EthanCam Regular Member • Posts: 111
Re: Canon EOS R3 Baked in Raw Noise Reduction Revisited
1

hjulenissen wrote:

So an analysis of the psf/mtf of the max ISO vs some other ISO might give some insight into the nature of their noise reduction. Is it a per color channel blur? Median filter? Edge preserving?

One might then speculate that noise reduction at lower ISO possibly is of a similar nature, only backed off a bit in degree, kernel size etc.

I've tried out a psf/blur kernel parametrization vs. noise for my canon r6, flat field files at different exposures: https://www.dpreview.com/forums/post/65857338

Note that on the plot, the noise (x-axis) is the observed noise, i.e. after NR, and the NR scaling (y-axis) gives how much the noise has been reduced. So you have to divide by this number to find out what the original noise value was.

It's just an hypothesis at this point, but from that particular test, for the r6, it seems the higher the noise, the weakest the NR (except for the highest ISO value, where NR probably is applied no matter what).

The camera could estimate the noise from the knowledge of the gain and the read noise (optical black pixels) , but it could also be estimated from local areas of the image for example.

Cheers, Ethan

J A C S
J A C S Forum Pro • Posts: 20,521
Re: Canon EOS R3 Baked in Raw Noise Reduction Revisited

hjulenissen wrote:

So an analysis of the psf/mtf of the max ISO vs some other ISO might give some insight into the nature of their noise reduction. Is it a per color channel blur? Median filter? Edge preserving?

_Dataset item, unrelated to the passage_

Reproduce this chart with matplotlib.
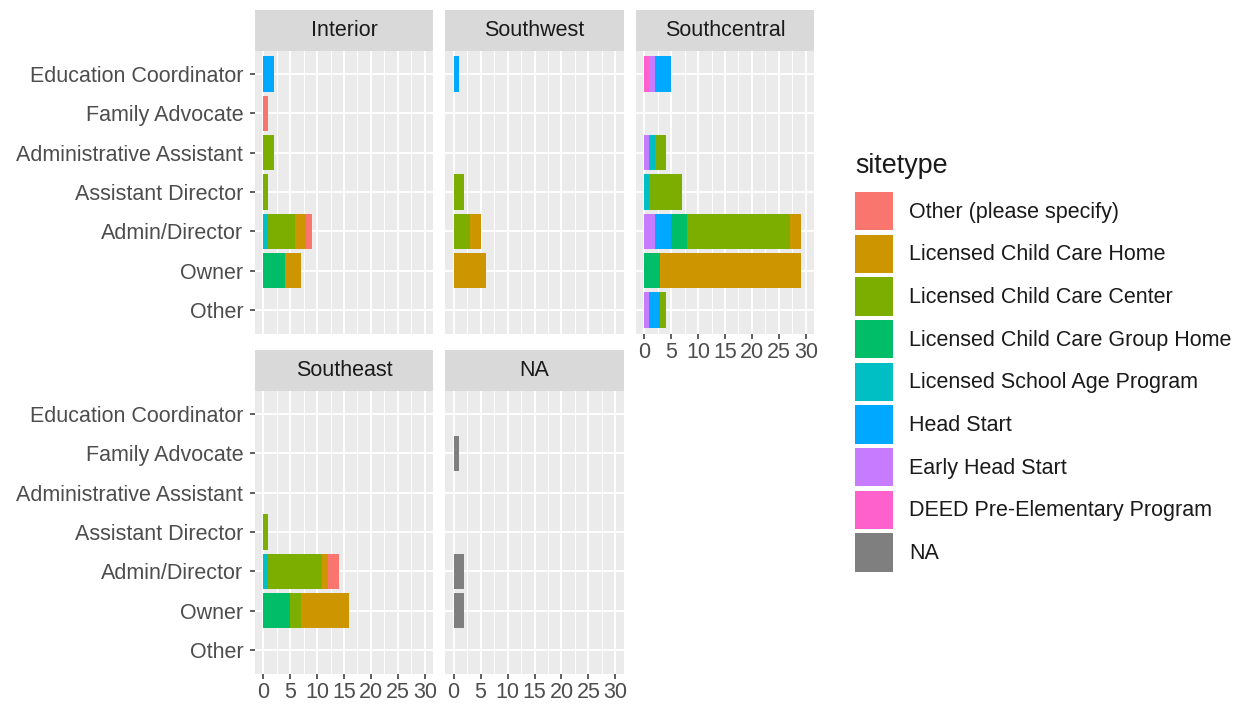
import numpy as np
import matplotlib
matplotlib.use("Agg")
import matplotlib.pyplot as plt
from matplotlib.patches import Patch

plt.rcParams['font.family'] = ['Liberation Sans', 'DejaVu Sans']

roles = ["Education Coordinator", "Family Advocate", "Administrative Assistant",
         "Assistant Director", "Admin/Director", "Owner", "Other"]

sitetypes = ["Other (please specify)", "Licensed Child Care Home",
             "Licensed Child Care Center", "Licensed Child Care Group Home",
             "Licensed School Age Program", "Head Start", "Early Head Start",
             "DEED Pre-Elementary Program", "NA"]

colors = ["#F8766D", "#CD9600", "#7CAE00", "#00BE67", "#00BFC4",
          "#00A9FF", "#C77CFF", "#FF61CC", "#7F7F7F"]

# rows = roles, columns = sitetypes (same order as above)
interior = [
    [0, 0, 0, 0, 0, 2, 0, 0, 0],
    [1, 0, 0, 0, 0, 0, 0, 0, 0],
    [0, 0, 2, 0, 0, 0, 0, 0, 0],
    [0, 0, 1, 0, 0, 0, 0, 0, 0],
    [1, 2, 5, 0, 1, 0, 0, 0, 0],
    [0, 3, 0, 4, 0, 0, 0, 0, 0],
    [0, 0, 0, 0, 0, 0, 0, 0, 0],
]
southwest = [
    [0, 0, 0, 0, 0, 1, 0, 0, 0],
    [0, 0, 0, 0, 0, 0, 0, 0, 0],
    [0, 0, 0, 0, 0, 0, 0, 0, 0],
    [0, 0, 2, 0, 0, 0, 0, 0, 0],
    [0, 2, 3, 0, 0, 0, 0, 0, 0],
    [0, 6, 0, 0, 0, 0, 0, 0, 0],
    [0, 0, 0, 0, 0, 0, 0, 0, 0],
]
southcentral = [
    [0, 0, 0, 0, 0, 3, 1, 1, 0],
    [0, 0, 0, 0, 0, 0, 0, 0, 0],
    [0, 0, 2, 0, 1, 0, 1, 0, 0],
    [0, 0, 6, 0, 1, 0, 0, 0, 0],
    [0, 2, 19, 3, 0, 3, 2, 0, 0],
    [0, 26, 0, 3, 0, 0, 0, 0, 0],
    [0, 0, 1, 0, 0, 2, 1, 0, 0],
]
southeast = [
    [0, 0, 0, 0, 0, 0, 0, 0, 0],
    [0, 0, 0, 0, 0, 0, 0, 0, 0],
    [0, 0, 0, 0, 0, 0, 0, 0, 0],
    [0, 0, 1, 0, 0, 0, 0, 0, 0],
    [2, 1, 10, 0, 1, 0, 0, 0, 0],
    [0, 9, 2, 5, 0, 0, 0, 0, 0],
    [0, 0, 0, 0, 0, 0, 0, 0, 0],
]
na_region = [
    [0, 0, 0, 0, 0, 0, 0, 0, 0],
    [0, 0, 0, 0, 0, 0, 0, 0, 1],
    [0, 0, 0, 0, 0, 0, 0, 0, 0],
    [0, 0, 0, 0, 0, 0, 0, 0, 0],
    [0, 0, 0, 0, 0, 0, 0, 0, 2],
    [0, 0, 0, 0, 0, 0, 0, 0, 2],
    [0, 0, 0, 0, 0, 0, 0, 0, 0],
]

W, H = 1247, 706
fig = plt.figure(figsize=(W / 100, H / 100), dpi=100)

FS = 15.5
xticks = [0, 5, 10, 15, 20, 25, 30]


def px_axes(x0, y0, x1, y1):
    return fig.add_axes([x0 / W, 1 - y1 / H, (x1 - x0) / W, (y1 - y0) / H])


def panel(title, data, x0, y0, show_x, show_y):
    x1 = x0 + 178
    y1 = y0 + 283
    ax = px_axes(x0, y0, x1, y1)
    ax.set_facecolor("#EBEBEB")
    for s in ax.spines.values():
        s.set_visible(False)
    data = np.array(data, dtype=float)
    ypos = np.arange(len(roles))
    left = np.zeros(len(roles))
    # ggplot stacks the last level first (nearest zero)
    for j in range(len(sitetypes) - 1, -1, -1):
        ax.barh(ypos, data[:, j], left=left, height=0.9, color=colors[j], lw=0)
        left += data[:, j]
    ax.set_xlim(-1.5, 31.5)
    ax.set_ylim(len(roles) - 0.4, -0.6)
    ax.set_xticks(xticks)
    ax.set_xticks(np.arange(2.5, 31, 5), minor=True)
    ax.set_yticks(ypos)
    ax.set_axisbelow(True)
    ax.grid(which="major", color="white", lw=1.3)
    ax.grid(which="minor", axis="x", color="white", lw=0.65)
    ax.tick_params(which="minor", length=0)
    ax.tick_params(which="major", color="#333333", length=3.5, width=1.1,
                   labelsize=FS, labelcolor="#4D4D4D", pad=2.5)
    ax.tick_params(axis="y", pad=5)
    if show_x:
        ax.set_xticklabels([str(t) for t in xticks])
    else:
        ax.tick_params(axis="x", which="major", length=0, labelbottom=False)
    if show_y:
        ax.set_yticklabels(roles)
    else:
        ax.tick_params(axis="y", which="major", length=0, labelleft=False)

    st = px_axes(x0, y0 - 41, x1, y0)
    st.set_facecolor("#D9D9D9")
    for s in st.spines.values():
        s.set_visible(False)
    st.set_xticks([])
    st.set_yticks([])
    st.text(0.5, 0.5, title, ha="center", va="center", fontsize=FS,
            color="#1A1A1A", transform=st.transAxes)
    return ax


panel("Interior", interior, 255, 50.5, False, True)
panel("Southwest", southwest, 445.5, 50.5, False, False)
panel("Southcentral", southcentral, 636, 50.5, True, False)
panel("Southeast", southeast, 255, 390.5, True, True)
panel("NA", na_region, 445.5, 390.5, True, False)

handles = [Patch(facecolor=c, edgecolor="none") for c in colors]
leg = fig.legend(handles, sitetypes, loc="upper left",
                 bbox_to_anchor=(855 / W, 1 - 192 / H), frameon=False,
                 fontsize=FS, handlelength=1.77, handleheight=2.35,
                 labelspacing=0.21, handletextpad=0.75, borderpad=0,
                 borderaxespad=0)
for t in leg.get_texts():
    t.set_color("#1A1A1A")
fig.text(855 / W, 1 - 166 / H, "sitetype", fontsize=FS * 1.25,
         color="#1A1A1A", ha="left", va="center")

fig.savefig("out.png", dpi=100)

I doubt that the camera would do such processing and still preserve the high fps. Also, I do not see any trace of softening of the image itself. In any case, the blur kernel at high ISO is negligeable, if that really is a convolution.

I posted something more about high ISO here:

More about high ISO: Canon EOS R Talk Forum: Digital Photography Review (dpreview.com)

One might then speculate that noise reduction at lower ISO possibly is of a similar nature, only backed off a bit in degree, kernel size etc.

Actually, it is much stronger at low ISO, and low signal.